Another sad story plays out via the man in charge, Assistant-Protector Edward Parker. He was appointed to this role from his home in London by people who were equally distanced, geographically and otherwise, from this reality. A history of his life and times (Holst, below) describes three phases of his identity:
- vigorous but poorly informed idealism. An active campaigner against slavery, he trained to be a Methodist minister but violated the terms of his probation by marrying (albeit the daughter of a Congregational minister). After arrival in Australia he set up initially near Sunbury so he wasn’t too far from Melbourne and wrestled constantly with his employers about regulations, supplies, payment and the nature of his role. (Parker also spent time elbowing away Sievwright, another Assistant-Protector and former policeman, from pressing his attentions on his wife.)
- learning about politics while fighting to set up and consolidate his operation. Among the endless other issues, the five squatters with adjoining ‘properties’ kept encroaching on the protectorate’s land or at least disputing its boundaries leading at times to violent altercations. Parker was slow to set up a school despite this being ‘of the highest priority’ (it began in 1849 and closed in 1864, a short life), but he was able to set up a semi-functional community. Two of his sons describe his relationship with his protectees as respect bordering on reverence. This is contested. He appears to have been scraping off quite a lot of money from the products of the protectorate (which included lime from the Franklin aquifer destroyed by Coca Cola) for his personal benefit. But …
- he ended up a member of the Victorian Legislative Council, a magistrate, a fellow of the Royal Society of Victoria and the holder of a very extensive property once known as the Loddon Aboriginal Protectorate. In 1850 he was granted the pastoral lease for the land it occupied amounting to 62 square miles (16,000 hectares) as well as retention of its equipment, stores and stock. He occupied this land as his own for 25 years. In his will he described his occupation as ‘landholder’.
[To read more: Heather Holst (2008) ‘Save the People’: ES Parker at the Loddon Aboriginal Station Aboriginal History Vol 32]
A footnote: ‘On 26 May 2004 Susan Rankin, a Dja Dja Wurrung elder peacefully reoccupied crown land at Franklinford in central Victoria, calling her campsite the Going Home Camp. Rankin asked the Victorian Department of Sustainability and Environment to produce documents proving that the Crown has the right to occupy these lands. According to the 2 June 2004 ‘Daylesford Advocate’, local DSE officers admitted they “cannot produce these documents and doubt that such documents exist”.’
• • • • • • • •
After that long digression, back to the people puffing their way along the Track on an increasingly warm day. After crossing Porcupine Ridge Road we found ourselves in open forest busy with regrowth.
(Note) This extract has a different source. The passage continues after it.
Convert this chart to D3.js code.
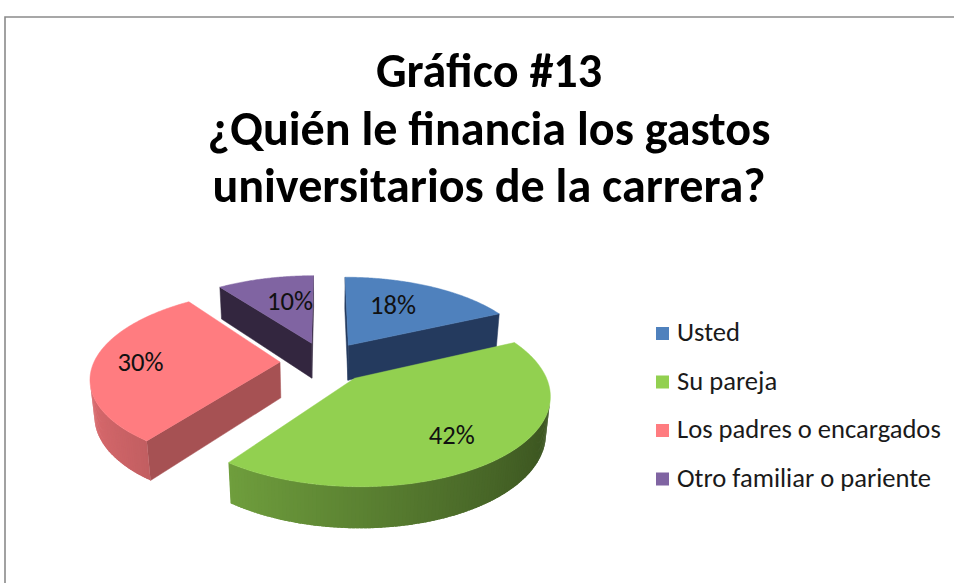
<!DOCTYPE html>
<html><head><meta charset="utf-8">
<script src="https://cdn.jsdelivr.net/npm/d3@7"></script>
<style>body{margin:0;background:#fff;} svg{display:block;}</style>
</head><body>
<svg id="c" width="954" height="583"></svg>
<script>
// ---- data ----
const categories = ["Usted", "Su pareja", "Los padres o encargados", "Otro familiar o pariente"];
const values = [18, 42, 30, 10];
const titleLines = ["Gráfico #13", "¿Quién le financia los gastos", "universitarios de la carrera?"];

// ---- styles ----
const topColors = ["#4F81BD", "#92D050", "#FF7C80", "#8064A2"];
const cutColors = ["#243A5E", "#4E7A2A", "#A65153", "#33263F"];
const labelRadius = [0.63, 0.72, 0.75, 0.6];
const labelTurn = [-0.1, 0.03, 0, 0.08];
const FONT = "Carlito, Calibri, Lato, 'Open Sans', sans-serif";

const svg = d3.select("#c");
const W = 954, Hh = 583;

// frame
svg.append("path").attr("d", `M5,${Hh} V17 H${W}`).attr("fill", "none")
  .attr("stroke", "#8a8a8a").attr("stroke-width", 1.6);

// ---- 3D projection ----
const alpha = 27 * Math.PI / 180, D = 1000, R = 186, TH = 41, EXP = 45, CX = 325, CY = 362;
const ca = Math.cos(alpha), sa = Math.sin(alpha);
function proj(X, Y, Z) {
  const zc = Z * ca + Y * sa, yc = Y * ca - Z * sa, s = D / (D - zc);
  return [CX + X * s, CY - yc * s];
}
const cam = [0, D * sa, D * ca];
function facing(P, N) {
  return N[0] * (cam[0] - P[0]) + N[1] * (cam[1] - P[1]) + N[2] * (cam[2] - P[2]) > 0;
}
const scaleCol = (c, k) => { const r = d3.rgb(c); return d3.rgb(r.r * k, r.g * k, r.b * k).formatHex(); };

const pie = d3.pie().sort(null).value(d => d);
const arcs = pie(values).map((a, i) => {
  const mid = (a.startAngle + a.endAngle) / 2;
  const ox = EXP * Math.sin(mid), oz = -EXP * Math.cos(mid);
  return { ...a, i, mid, ox, oz, depth: oz * ca };
});
const pt = (a, th, r, Y) => [a.ox + r * Math.sin(th), Y, a.oz - r * Math.cos(th)];
const line = pts => "M" + pts.map(p => proj(...p).map(v => v.toFixed(2)).join(",")).join("L") + "Z";

const gPie = svg.append("g");
arcs.slice().sort((a, b) => a.depth - b.depth).forEach(a => {
  const g = gPie.append("g");
  const c0 = [a.ox, 0, a.oz], c1 = [a.ox, -TH, a.oz];
  // radial cut faces
  [[a.startAngle, [-Math.cos(a.startAngle), 0, -Math.sin(a.startAngle)]],
   [a.endAngle, [Math.cos(a.endAngle), 0, Math.sin(a.endAngle)]]].forEach(([th, N]) => {
    const o0 = pt(a, th, R, 0), o1 = pt(a, th, R, -TH);
    if (facing([(a.ox + o0[0]) / 2, -TH / 2, (a.oz + o0[2]) / 2], N)) {
      g.append("path").attr("d", line([c0, o0, o1, c1])).attr("fill", cutColors[a.i])
        .attr("stroke", cutColors[a.i]).attr("stroke-width", 0.5).attr("stroke-linejoin", "round");
    }
  });
  // outer wall (overlapping thin segments, shaded)
  const span = a.endAngle - a.startAngle;
  const n = Math.max(4, Math.ceil(span / (Math.PI / 180)));
  const step = span / n;
  for (let j = 0; j < n; j++) {
    const t0 = a.startAngle + step * j;
    const t1 = Math.min(a.endAngle, t0 + step * 1.8);
    const tm = t0 + step / 2;
    const N = [Math.sin(tm), 0, -Math.cos(tm)];
    if (!facing(pt(a, tm, R, -TH / 2), N)) continue;
    const k = 0.625 + 0.229 * (-Math.sin(tm));
    const col = scaleCol(topColors[a.i], k);
    g.append("path").attr("d", line([pt(a, t0, R, 0), pt(a, t1, R, 0), pt(a, t1, R, -TH), pt(a, t0, R, -TH)]))
      .attr("fill", col);
  }
  // top face
  const m = Math.max(8, Math.ceil(span / (Math.PI / 360)));
  const tp = [c0];
  for (let j = 0; j <= m; j++) tp.push(pt(a, a.startAngle + span * j / m, R, 0));
  g.append("path").attr("d", line(tp)).attr("fill", topColors[a.i])
    .attr("stroke", topColors[a.i]).attr("stroke-width", 0.5);
});

// data labels
const total = d3.sum(values);
const labels = svg.append("g").selectAll("text").data(arcs).join("text")
  .attr("transform", a => {
    const p = proj(...pt(a, a.mid + labelTurn[a.i], R * labelRadius[a.i], 0));
    return `translate(${p[0]},${p[1]})`;
  })
  .attr("text-anchor", "middle").attr("dominant-baseline", "central")
  .attr("font-family", FONT).attr("font-size", 24).attr("fill", "#111")
  .text(a => Math.round(a.data / total * 100) + "%");
function fitSize(nodeSel, target) {
  const w = nodeSel.node().getComputedTextLength();
  return parseFloat(nodeSel.attr("font-size")) * target / w;
}
const lblSize = fitSize(labels.filter((d, i) => i === 1), 46);
labels.attr("font-size", lblSize);

// title
const title = svg.append("g").selectAll("text").data(titleLines).join("text")
  .attr("x", 489).attr("y", (d, i) => 87 + i * 57.5)
  .attr("text-anchor", "middle").attr("font-family", FONT).attr("font-weight", "bold")
  .attr("font-size", 44).attr("fill", "#000").text(d => d);
const tSize = fitSize(title.filter((d, i) => i === 1), 563);
title.attr("font-size", tSize);

// legend
const leg = svg.append("g").selectAll("g").data(categories).join("g")
  .attr("transform", (d, i) => `translate(656,${341 + i * 48.5})`);
leg.append("rect").attr("x", 0).attr("y", -14).attr("width", 13).attr("height", 13)
  .attr("fill", (d, i) => topColors[i]);
const legText = leg.append("text").attr("x", 21).attr("y", 0)
  .attr("font-family", FONT).attr("font-size", 24).attr("fill", "#1a1a1a").text(d => d);
const lSize = fitSize(legText.filter((d, i) => i === 2), 264);
legText.attr("font-size", lSize);
</script>
</body></html>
It would have provided a field day for identification of juvenile eucalypt leaves.
We were walking north through the southern section of the Castlemaine Diggings National Heritage Park at this stage. The area would be called Glenlyon even though we’re five or six kilometres from the town, like so many of these Central Highlands townlets, picturesque and attractive. We visited, really just for purposes of orientation, on the day 100mm of rain fell in a few hours. I didn’t know then that the town began its life as an experiment in Christian socialism. It’s better known these days for its wine.
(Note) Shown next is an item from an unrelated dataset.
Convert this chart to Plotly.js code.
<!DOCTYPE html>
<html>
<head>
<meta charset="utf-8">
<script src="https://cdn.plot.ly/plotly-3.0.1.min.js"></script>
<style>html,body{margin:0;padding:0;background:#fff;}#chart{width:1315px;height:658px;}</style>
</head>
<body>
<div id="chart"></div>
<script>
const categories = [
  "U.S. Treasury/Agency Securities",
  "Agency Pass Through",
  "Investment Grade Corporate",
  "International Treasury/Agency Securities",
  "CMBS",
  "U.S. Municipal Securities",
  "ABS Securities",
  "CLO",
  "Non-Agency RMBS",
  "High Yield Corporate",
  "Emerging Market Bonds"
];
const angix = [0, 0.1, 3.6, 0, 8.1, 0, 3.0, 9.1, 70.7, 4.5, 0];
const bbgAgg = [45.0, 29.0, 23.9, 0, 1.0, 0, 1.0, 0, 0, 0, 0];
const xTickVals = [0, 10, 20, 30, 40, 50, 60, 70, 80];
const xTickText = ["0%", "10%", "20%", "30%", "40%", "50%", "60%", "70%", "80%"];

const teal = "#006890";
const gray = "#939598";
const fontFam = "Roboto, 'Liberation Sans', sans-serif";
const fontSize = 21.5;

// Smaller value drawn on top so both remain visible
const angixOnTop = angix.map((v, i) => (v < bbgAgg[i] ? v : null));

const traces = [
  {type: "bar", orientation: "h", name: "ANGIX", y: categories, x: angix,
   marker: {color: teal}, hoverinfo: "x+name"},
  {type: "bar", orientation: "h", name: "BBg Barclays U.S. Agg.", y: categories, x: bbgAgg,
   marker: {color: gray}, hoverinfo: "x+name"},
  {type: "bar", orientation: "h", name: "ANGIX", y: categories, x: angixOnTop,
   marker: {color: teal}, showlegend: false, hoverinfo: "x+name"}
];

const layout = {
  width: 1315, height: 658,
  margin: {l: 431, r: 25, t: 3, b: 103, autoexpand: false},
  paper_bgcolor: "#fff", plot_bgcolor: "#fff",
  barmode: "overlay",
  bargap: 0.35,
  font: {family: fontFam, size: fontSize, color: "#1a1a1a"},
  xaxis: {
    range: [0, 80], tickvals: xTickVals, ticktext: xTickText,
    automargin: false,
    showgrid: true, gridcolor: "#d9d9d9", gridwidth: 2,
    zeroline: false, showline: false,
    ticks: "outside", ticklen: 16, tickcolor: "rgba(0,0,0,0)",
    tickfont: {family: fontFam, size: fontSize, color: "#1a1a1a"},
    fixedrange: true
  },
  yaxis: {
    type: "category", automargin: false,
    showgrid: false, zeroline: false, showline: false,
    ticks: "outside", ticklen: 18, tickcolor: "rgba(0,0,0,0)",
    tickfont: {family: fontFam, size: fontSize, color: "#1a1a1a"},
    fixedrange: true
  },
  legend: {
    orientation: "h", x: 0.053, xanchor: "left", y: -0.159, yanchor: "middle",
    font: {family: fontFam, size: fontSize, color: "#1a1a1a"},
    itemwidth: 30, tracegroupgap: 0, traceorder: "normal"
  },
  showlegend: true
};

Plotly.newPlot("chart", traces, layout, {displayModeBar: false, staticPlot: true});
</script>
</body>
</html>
Around the time we came to Brown’s Gully the signs of human intervention were becoming more pronounced, even to things like this, a pile of handily squared-off stone, in this case natural, in others the work of a chisel and a mallet. But these have been busy diggings.
Sebastopol Gully was not far ahead, like Forest Creek and Specimen Gully nearer Castlemaine, a very rich Mt Alexander digging. Also nearby is Italian Hill, Irish Flat and, perhaps as a necessary consequence, Fighting Gully. Claim jumping would be only one reason why altercations broke out in groups of men from all over the place tense with gold fever.
I wish I’d been more alert to this stretch of the walk. There was regular evidence of both vertical and horizontal mining, plenty of hills to climb just here, empty water races, heaps of tailings, eroded gullies. At one of the bigger digs, Tubal Cain mine, you find the old mine dam now full of reeds standing out from the rest of the landscape. (Tubal Cain, תּוּבַל קַיִן, descendant of the biblical Cain and, according to biblical record, the first blacksmith). I was too tired to chase up the other evidence of this venture.
The scenery changed quite regularly, and the Track allows 5-600 metres along (another) Sailor’s Gully Creek which was refreshingly cool and flat as well as being full of open shafts like this one.
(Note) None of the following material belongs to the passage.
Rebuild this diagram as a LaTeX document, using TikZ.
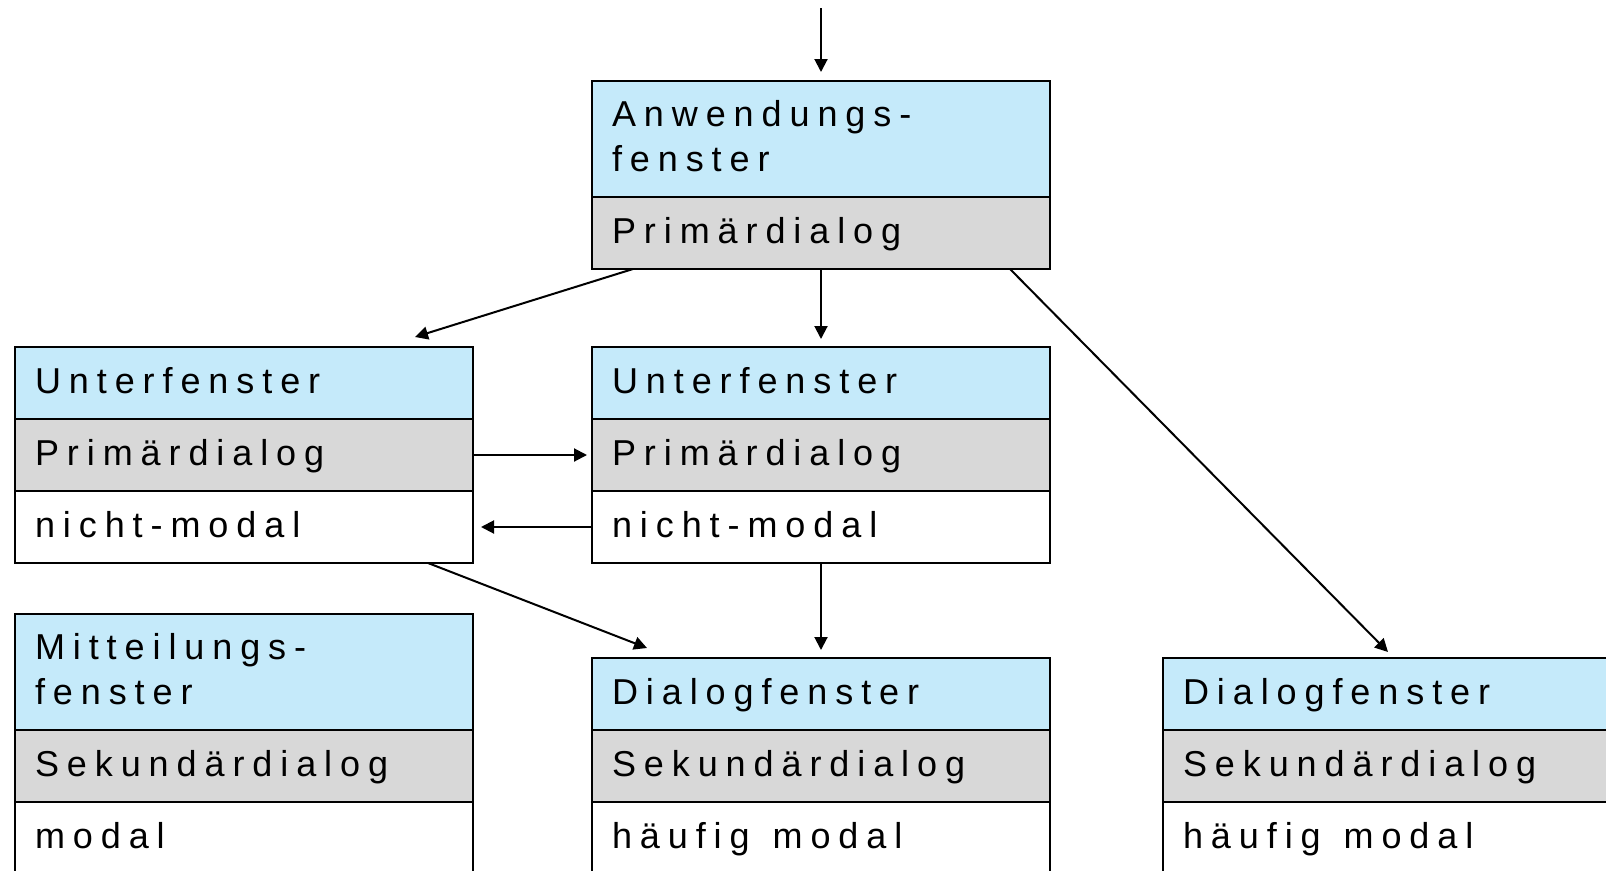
\documentclass[tikz,border=0pt]{standalone}
\usepackage{fontspec}
\usetikzlibrary{arrows.meta}
\newfontfamily\lblfont[LetterSpace=22]{Liberation Sans}
% wider gap between words of the tracked labels
\newcommand{\wordgap}{\hspace{11pt}}
\definecolor{headblue}{RGB}{197,234,250}
\definecolor{kindgray}{RGB}{216,216,216}
\tikzset{
  row/.style={draw=black, line width=2.4pt, outer sep=0pt,
    minimum width=458pt, anchor=north west,
    inner xsep=20pt, inner ysep=0pt, text width=418pt, align=left,
    font={\lblfont\fontsize{36pt}{45pt}\selectfont},
    text height=26pt, text depth=6pt},
  one/.style={minimum height=72pt},
  two/.style={minimum height=116pt, text depth=51pt},
  head/.style={fill=headblue},
  kind/.style={fill=kindgray},
  mode/.style={fill=white},
  arr/.style={line width=2pt, -{Triangle[length=13pt,width=13pt]}}
}
\begin{document}
\begin{tikzpicture}[x=1pt,y=-1pt]
\useasboundingbox (0,0) rectangle (1606,870);
\clip (0,0) rectangle (1606,870);

% application window
\node[row,two,head] (A1) at (592,81) {Anwendungs-\\fenster};
\node[row,one,kind] (A2) at (A1.south west) {Primärdialog};

% child windows
\node[row,one,head] (U1) at (15,347) {Unterfenster};
\node[row,one,kind] (U2) at (U1.south west) {Primärdialog};
\node[row,one,mode] (U3) at (U2.south west) {nicht-modal};

\node[row,one,head] (V1) at (592,347) {Unterfenster};
\node[row,one,kind] (V2) at (V1.south west) {Primärdialog};
\node[row,one,mode] (V3) at (V2.south west) {nicht-modal};

% message window
\node[row,two,head] (M1) at (15,614) {Mitteilungs-\\fenster};
\node[row,one,kind] (M2) at (M1.south west) {Sekundärdialog};
\node[row,one,mode] (M3) at (M2.south west) {modal};

% dialog windows
\node[row,one,head] (D1) at (592,658) {Dialogfenster};
\node[row,one,kind] (D2) at (D1.south west) {Sekundärdialog};
\node[row,one,mode] (D3) at (D2.south west) {häufig \wordgap modal};

\node[row,one,head] (E1) at (1163,658) {Dialogfenster};
\node[row,one,kind] (E2) at (E1.south west) {Sekundärdialog};
\node[row,one,mode] (E3) at (E2.south west) {häufig \wordgap modal};

% connectors
\coordinate (start) at ([yshift=73pt]A1.north);
\draw[arr] (start) -- ([yshift=9pt]A1.north);
\draw[arr] ([xshift=41pt]A2.south west) -- ([xshift=400pt,yshift=10pt]U1.north west);
\draw[arr] (A2.south) -- ([yshift=8pt]V1.north);
\draw[arr] ([xshift=-40pt]A2.south east) -- ([xshift=225pt,yshift=6pt]E1.north west);
\draw[arr] (U2.east) -- ([xshift=-5pt]V2.west);
\draw[arr] (V3.west) -- ([xshift=8pt]U3.east);
\draw[arr] ([xshift=-45pt]U3.south east) -- ([xshift=55pt,yshift=10pt]D1.north west);
\draw[arr] (V3.south) -- ([yshift=8pt]D1.north);
\end{tikzpicture}
\end{document}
The Guidebook says ‘you will find a long uphill section to Gurr Track with under two kms to go to Vaughan Springs’, … that would be approx 5mm less than two kms. That’s how it felt anyway.


It’s very hard to photograph ‘steep’ or ‘high’ so you’re just going to have to imagine it. But you might like to chafe your thighs a bit first, bash your feet around, stand on your tip toes in the sun and avoid any sort of liquid refreshment for a day or two. You’re just not as alert as you should be, more just one foot in front of the other. Even after we got onto Gurr’s Track there were things I should have been looking at that I didn’t see.
Plus there were quite a few false dawns in these last kilometres. I thought I could see the weir at Vaughan Springs several times before I was eventually walking across its wall. Long hot days can do that to you. But this too is some fabulous walk.

I got my head under this spring, the Lawson, and, ignoring its internal redemptive qualities, luxuriated in its bracing temperature. I got properly wet and thought, given that it is going to start in the mid-30s next day, we (meaning I) probably won’t want to walk the next 20kms into Castlemaine immediately. Not straight away. Not just then. We could just enjoy a day in another of these wonderfully interesting towns.
In the far distance under a tree is the small red Audi, unmolested and waiting. Just near the miniature train, just … well look, I should have been allowed … don’t you think, no but really … Yeah I know I didn’t have any money but I was only six. Other kids were … not fair.